Fractal analysis of creeping discharge propagating over solid insulators immersed in gases at different pressures

This paper is aimed at the fractal analysis of the real creeping discharge patterns (i.e, observed experimentally) propagating over different solid insulators of different thicknesses immersed in sulphur hexafluoride (SF₆) at different pressures, under positive lightning impulse voltage in a point plane electrode arrangement. The considered solid insulators are circular samples of different thickness made of PTFE, glass and epoxy resin. It is shown that the creeping discharges propagate radially.

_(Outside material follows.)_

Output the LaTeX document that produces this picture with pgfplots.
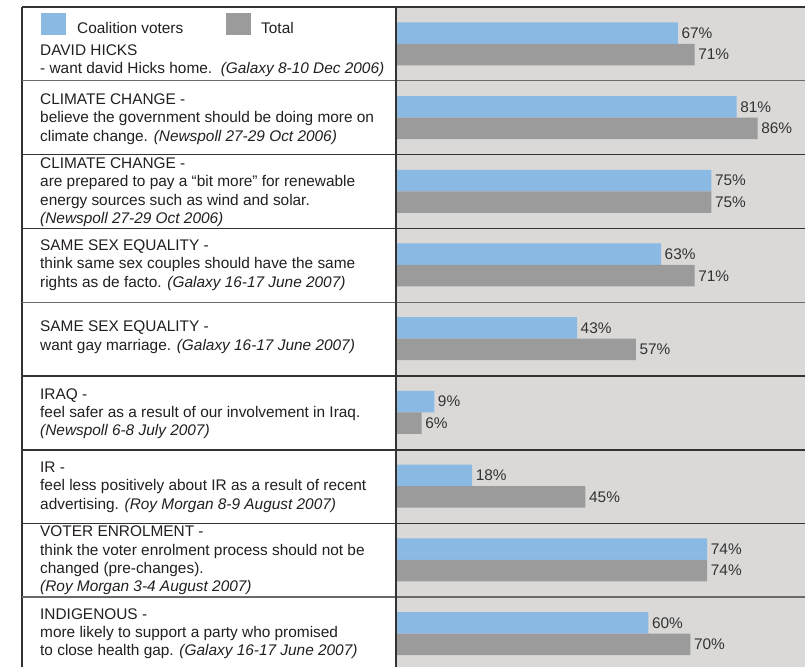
\documentclass[border=0pt]{standalone}
\usepackage{pgfplots}
\pgfplotsset{compat=1.18}
\usepackage{pgfplotstable}
\usepackage{fontspec}
\setmainfont{Liberation Sans}
\definecolor{cblue}{HTML}{8AB9E3}
\definecolor{cgray}{HTML}{9B9B9B}
\definecolor{panelbg}{HTML}{DAD9D8}
\definecolor{txt}{HTML}{231F20}
\definecolor{lbl}{HTML}{333333}
\definecolor{ldark}{HTML}{333333}
\definecolor{lmid}{HTML}{6A6A6A}

\pgfplotstableread{
i v
0 67
1 81
2 75
3 63
4 43
5 9
6 18
7 74
8 60
}\coalition
\pgfplotstableread{
i v
0 71
1 86
2 75
3 71
4 57
5 6
6 45
7 74
8 70
}\total

\newcommand\T[2]{\node[anchor=base west,inner sep=0pt,text=txt] at (40bp,-#1bp) {#2};}

\begin{document}
\begin{tikzpicture}[font=\fontsize{15.4bp}{18.3bp}\selectfont]
\useasboundingbox (0,0) rectangle (805bp,-667bp);
\clip (0,0) rectangle (805bp,-667bp);
\fill[white] (0,0) rectangle (805bp,-667bp);
\fill[panelbg] (396bp,-7bp) rectangle (805bp,-667bp);

\begin{axis}[
  at={(396.5bp,-7bp)}, anchor=north west,
  scale only axis, width=408.5bp, height=663.4bp,
  xmin=0, xmax=97.3, ymin=-0.5, ymax=8.5,
  y dir=reverse,
  hide axis, clip=false,
  xbar, bar width=21.5bp,
  /pgf/number format/assume math mode=true,
  nodes near coords={\pgfmathprintnumber{\pgfplotspointmeta}\%},
  every node near coord/.append style={anchor=west, inner xsep=3.5bp, inner ysep=0pt, text=lbl, font=\fontsize{15.4bp}{18bp}\selectfont},
]
\addplot[fill=cblue, draw=none, bar shift=10.75bp] table[x=v, y=i] {\coalition};
\addplot[fill=cgray, draw=none, bar shift=-10.75bp] table[x=v, y=i] {\total};
\end{axis}

% frame lines
\draw[ldark, line width=1.2bp] (22bp,-7bp) -- (805bp,-7bp);
\draw[ldark, line width=1.2bp] (22bp,-7bp) -- (22bp,-667bp);
\draw[lmid, line width=1.1bp] (22bp,-80.7bp) -- (805bp,-80.7bp);
\draw[ldark, line width=1.1bp] (22bp,-154.5bp) -- (805bp,-154.5bp);
\draw[ldark, line width=1.1bp] (22bp,-228.3bp) -- (805bp,-228.3bp);
\draw[lmid, line width=1.1bp] (22bp,-302.2bp) -- (805bp,-302.2bp);
\draw[ldark, line width=1.1bp] (22bp,-376bp) -- (805bp,-376bp);
\draw[ldark, line width=1.1bp] (22bp,-450bp) -- (805bp,-450bp);
\draw[ldark, line width=1.1bp] (22bp,-523.5bp) -- (805bp,-523.5bp);
\draw[lmid, line width=1.1bp] (22bp,-597bp) -- (805bp,-597bp);
\draw[ldark, line width=1.8bp] (395.7bp,-7bp) -- (395.7bp,-667bp);

% legend
\fill[cblue] (41bp,-13bp) rectangle (66bp,-35bp);
\node[anchor=base west,inner sep=0pt,text=txt] at (77bp,-33bp) {Coalition voters};
\fill[cgray] (226bp,-13bp) rectangle (251bp,-35bp);
\node[anchor=base west,inner sep=0pt,text=txt] at (261bp,-33bp) {Total};

% row texts
\T{55}{DAVID HICKS}
\T{73.3}{- want david Hicks home.\ \ \textit{(Galaxy 8-10 Dec 2006)}}
\T{104.3}{CLIMATE CHANGE -}
\T{122.7}{believe the government should be doing more on}
\T{141}{climate change. \textit{(Newspoll 27-29 Oct 2006)}}
\T{168.3}{CLIMATE CHANGE -}
\T{186.7}{are prepared to pay a “bit more” for renewable}
\T{205}{energy sources such as wind and solar.}
\T{223.3}{\textit{(Newspoll 27-29 Oct 2006)}}
\T{250}{SAME SEX EQUALITY -}
\T{268.5}{think same sex couples should have the same}
\T{287}{rights as de facto. \textit{(Galaxy 16-17 June 2007)}}
\T{331.7}{SAME SEX EQUALITY -}
\T{350}{want gay marriage. \textit{(Galaxy 16-17 June 2007)}}
\T{399}{IRAQ -}
\T{417.3}{feel safer as a result of our involvement in Iraq.}
\T{435.6}{\textit{(Newspoll 6-8 July 2007)}}
\T{472.3}{IR -}
\T{490.8}{feel less positively about IR as a result of recent}
\T{509}{advertising. \textit{(Roy Morgan 8-9 August 2007)}}
\T{536.7}{VOTER ENROLMENT -}
\T{555}{think the voter enrolment process should not be}
\T{573.3}{changed (pre-changes).}
\T{591.7}{\textit{(Roy Morgan 3-4 August 2007)}}
\T{619}{INDIGENOUS -}
\T{637.3}{more likely to support a party who promised}
\T{655.6}{to close health gap. \textit{(Galaxy 16-17 June 2007)}}
\end{tikzpicture}
\end{document}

By using the box counting method, we show that the discharge patterns present a fractal dimension D that depends on the thickness of the solid samples (e) and the type of insulator (dielectric constant) as well as the gas pressure. D decreases when e increases; and it increases with the dielectric constant ε_r of insulator It is the highest for glass (ε_r =5.5) and the lowest for PTFE (ε_r =2.1); D is in between for epoxy resin (ε_r =3.4). This dependency of D on the solid insulators (through ε_r) and their thickness reveals the existence of a relation between the fractal dimension and the physical parameters. On the other hand, for a given insulator, the stopping length and the branches density of discharges decrease when the gas pressure is increased. This is also observed on D which decreases when increasing the gas pressure.